ジョージ・ニッセン(George P. Nissen、1914年2月3日 - 2010年4月7日)は、アメリカ合衆国の体操競技選手で、現代のトランポリンの開発者およびトランポリン競技の創始者。トランポリン競技の世界的普及・発展に尽力し、多大な功績を残した。
アイオワ州ベントン郡出身。アイオワ大学卒業。1930年代の初めに、サーカスの空中ブランコ乗りが防護ネットに落ちて弾む際、独特の身のこなし方で安全対策を講じているのに着想を得て、自宅ガレージに現代のトランポリンに通じるものを初めて作った。
大学時代にNCAAの体操選手権者でもあったニッセンは、彼のコーチであるラリー・グリスウォルド(Larry Griswold)と協力して1934年に鉄の枠組みにゴム・スプリングで支えられたキャンバス地を張り、現在のトランポリンとなる物の試作品を制作し、自身で宙返り等のアクロバティックな空中演技の有用なトレーニングに用いると共に、サマーキャンプなどで子供達に紹介した。

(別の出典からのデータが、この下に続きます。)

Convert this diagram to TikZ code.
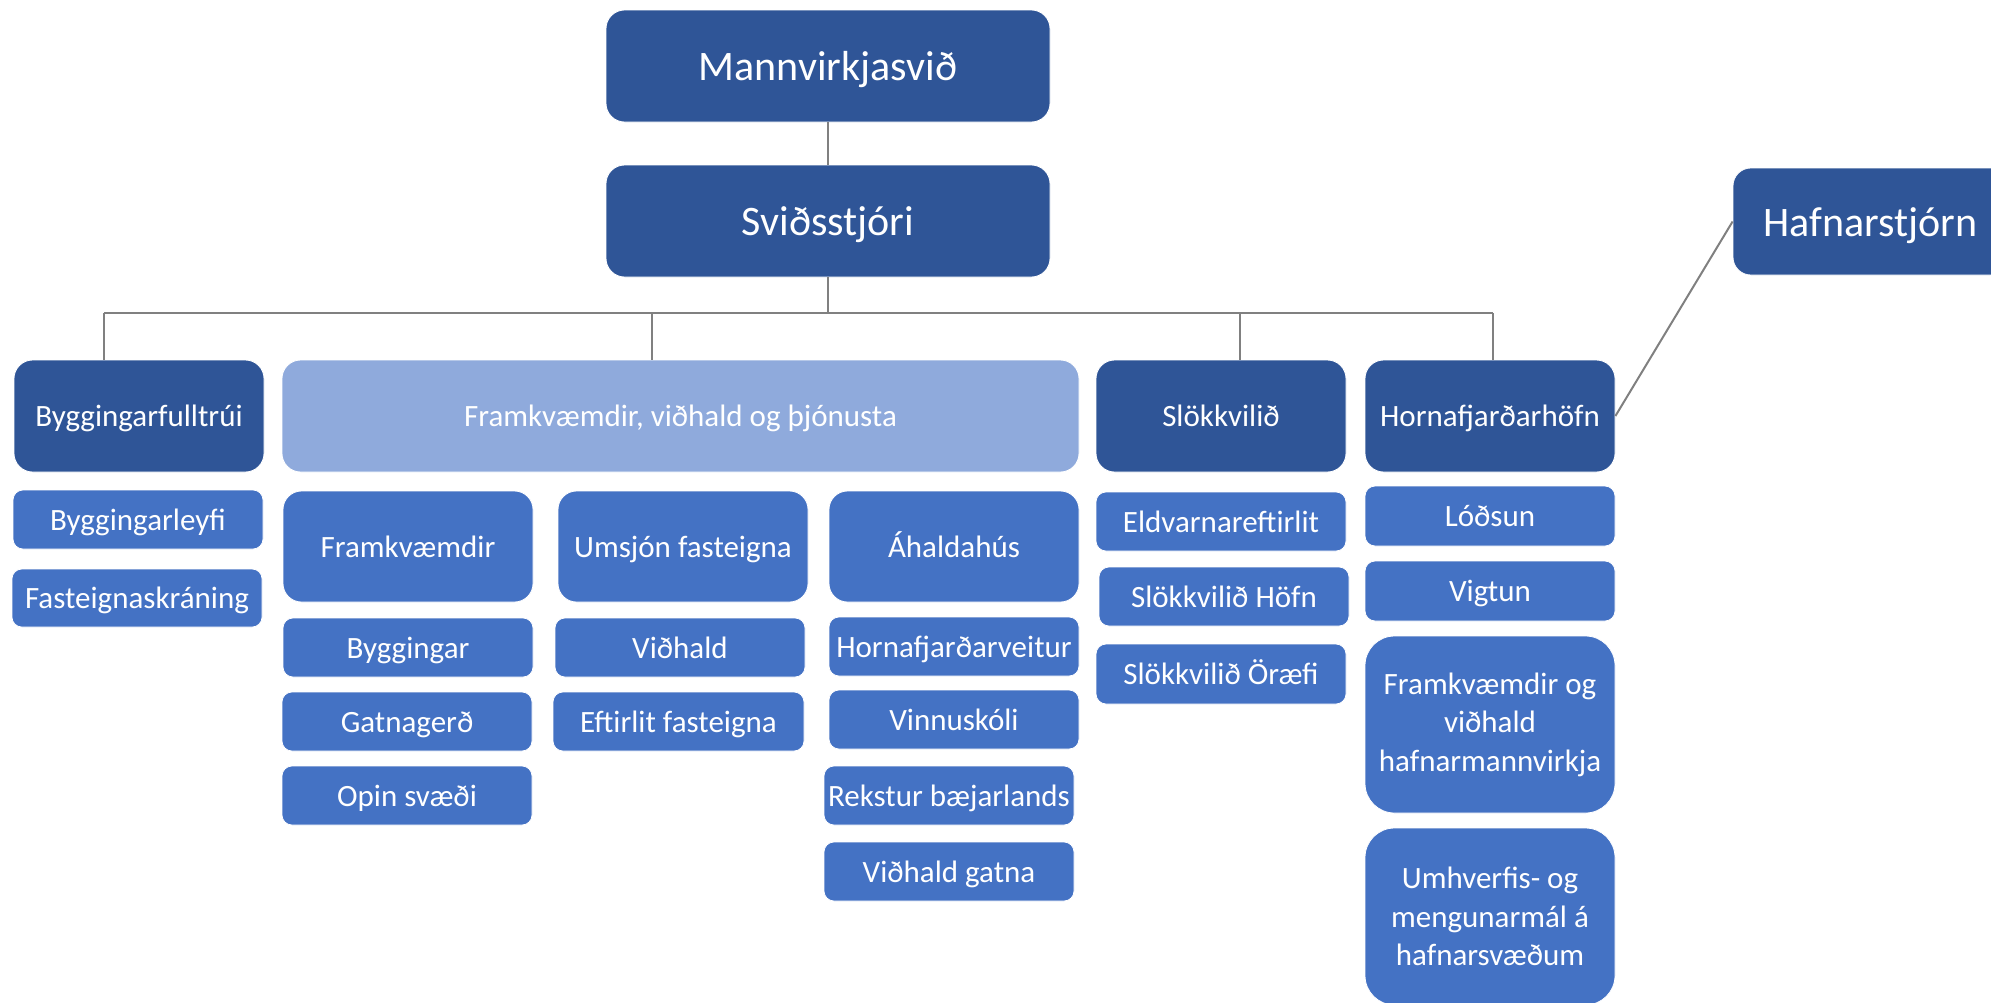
\documentclass[tikz,border=0pt]{standalone}
\usepackage{fontspec}
\setmainfont{Carlito}
\definecolor{dkblue}{RGB}{47,85,151}
\definecolor{mdblue}{RGB}{68,114,196}
\definecolor{ltblue}{RGB}{143,170,220}
\definecolor{conn}{RGB}{128,128,128}
\tikzset{
  orgbase/.style={draw=white, line width=0.8pt, text=white, inner sep=0pt, align=center},
  dark/.style={orgbase, fill=dkblue},
  mid/.style={orgbase, fill=mdblue},
  light/.style={orgbase, fill=ltblue},
  bigtext/.style={font=\fontsize{42}{51}\selectfont, text height=39.9pt, text depth=10.5pt},
  stdtext/.style={font=\fontsize{31}{37.8}\selectfont, text height=29.45pt, text depth=7.75pt},
  multitext/.style={font=\fontsize{31}{38.6}\selectfont},
  link/.style={draw=conn, line width=2pt}
}
\newcommand\orgbox[7]{%
  \pgfmathsetmacro\obW{#4-#2}%
  \pgfmathsetmacro\obH{#5-#3}%
  \pgfmathsetmacro\obR{0.1667*min(\obW,\obH)}%
  \node[#6, minimum width=\obW pt, minimum height=\obH pt, rounded corners=\obR pt] (#1) at ({(#2+#4)/2},{(#3+#5)/2}) {#7};%
}
\begin{document}
\begin{tikzpicture}[x=1pt,y=-1pt]
\useasboundingbox (0,0) rectangle (1991,1002);
\clip (0,0) rectangle (1991,1002);
% top level
\orgbox{mann}{606}{10}{1050}{122}{dark,bigtext}{Mannvirkjasvið}
\orgbox{svid}{606}{165}{1050}{277}{dark,bigtext}{Sviðsstjóri}
\orgbox{hafn}{1733}{168}{2008}{275}{dark,bigtext}{Hafnarstjórn}
% second level
\orgbox{byg}{14}{360}{264}{472}{dark,stdtext}{Byggingarfulltrúi}
\orgbox{fvt}{282}{360}{1079}{472}{light,stdtext}{Framkvæmdir, viðhald og þjónusta}
\orgbox{slo}{1096}{360}{1346}{472}{dark,stdtext}{Slökkvilið}
\orgbox{hofn}{1365}{360}{1615}{472}{dark,stdtext}{Hornafjarðarhöfn}
% Byggingarfulltrúi column
\orgbox{bleyfi}{13}{490}{263}{549}{mid,stdtext}{Byggingarleyfi}
\orgbox{fskr}{12}{569}{262}{627}{mid,stdtext}{Fasteignaskráning}
% Framkvæmdir column
\orgbox{frkv}{283}{491}{533}{602}{mid,stdtext}{Framkvæmdir}
\orgbox{bygg}{283}{618}{533}{677}{mid,stdtext}{Byggingar}
\orgbox{gatn}{282}{692}{532}{751}{mid,stdtext}{Gatnagerð}
\orgbox{opin}{282}{766}{532}{825}{mid,stdtext}{Opin svæði}
% Umsjón column
\orgbox{umsj}{558}{491}{808}{602}{mid,stdtext}{Umsjón fasteigna}
\orgbox{vidh}{555}{618}{805}{677}{mid,stdtext}{Viðhald}
\orgbox{eftir}{553}{692}{804}{751}{mid,stdtext}{Eftirlit fasteigna}
% Áhaldahús column
\orgbox{ahald}{829}{491}{1079}{602}{mid,stdtext}{Áhaldahús}
\orgbox{hveit}{829}{617}{1079}{676}{mid,stdtext}{Hornafjarðarveitur}
\orgbox{vinn}{829}{690}{1079}{749}{mid,stdtext}{Vinnuskóli}
\orgbox{rekst}{824}{766}{1074}{825}{mid,stdtext}{Rekstur bæjarlands}
\orgbox{vidg}{824}{842}{1074}{901}{mid,stdtext}{Viðhald gatna}
% Slökkvilið column
\orgbox{eldv}{1096}{492}{1346}{551}{mid,stdtext}{Eldvarnareftirlit}
\orgbox{shofn}{1099}{567}{1349}{626}{mid,stdtext}{Slökkvilið Höfn}
\orgbox{sorf}{1096}{644}{1346}{704}{mid,stdtext}{Slökkvilið Öræfi}
% Hornafjarðarhöfn column
\orgbox{lods}{1365}{486}{1615}{546}{mid,stdtext}{Lóðsun}
\orgbox{vigt}{1365}{561}{1615}{621}{mid,stdtext}{Vigtun}
\orgbox{fvh}{1365}{636}{1615}{813}{mid,multitext}{Framkvæmdir og\\viðhald\\hafnarmannvirkja}
\orgbox{umhv}{1365}{828}{1615}{1005}{mid,multitext}{Umhverfis- og\\mengunarmál á\\hafnarsvæðum}
% connectors
\coordinate (bus) at (828,313);
\coordinate (d1) at (104,313);
\coordinate (d2) at (652,313);
\coordinate (d3) at (1240,313);
\coordinate (d4) at (1493,313);
\draw[link] (mann.south) -- (svid.north);
\draw[link] (svid.south) -- (bus);
\draw[link] (d1) -- (d4);
\draw[link] (d1) -- (d1 |- byg.north);
\draw[link] (d2) -- (d2 |- fvt.north);
\draw[link] (d3) -- (d3 |- slo.north);
\draw[link] (d4) -- (d4 |- hofn.north);
\draw[link] (hofn.east) -- (hafn.west);
\end{tikzpicture}
\end{document}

1937年の大学卒業後、ニッセンは友人2人とアメリカやメキシコを巡り、カーニバルなどでトランポリンの実演をして普及に努めた。ニッセン達はメキシコを巡業していた時に地元ダイバー達と行動を共にする機会があり、スペイン語を流暢には話せないながらも、会話の中でダイビング・ボードを意味する語がトランポリン(el trampolin)だということは分かり、その語感が気に入ったニッセンは6か月後にアメリカへ戻った際、英語のスペルにしてトランポリン(Trampoline)と命名して商標とした。学校への販売を開始して、1941年にはアイオワ州でグリスウォルド=ニッセン・トランポリン&タンブリングカンパニーを創業した。
第二次世界大戦中、トランポリンは空中での順応性を向上させるためにパイロットの訓練で使用され、アメリカ軍に少なくとも100台のトランポリンが販売された。また、この時期パラシュート用に開発されたナイロンの方がキャンバスより丈夫で弾性があることが分かり、この頃から今日までトランポリンの面にナイロン素材が使用されている。
戦後はニッセン自らヨーロッパへ赴き、トランポリンの普及と共にトランポリン設備の販売促進を行い、後にその活動はソ連にまで及んだ。これらの活動により、系列の工場を拡大させるまでの成功を収めたが、当初はニッセンの会社の商標であったトランポリンという名称も一般的な語句とされ他メーカーも同様にトランポリンを作りはじめたことにより、ニッセンの会社は1980年代に操業を停止した。
1971年にニッセンは、グリスウォルドと共にトランポリン協会(United States Tumbling and Trampoline Association、略称:USTA)を設立している。トランポリン競技と体操競技、両方のスポーツ界から尊敬されている。スイスで開催される国際トランポリン競技会では、ニッセンの名を冠したニッセン・カップが開催されている。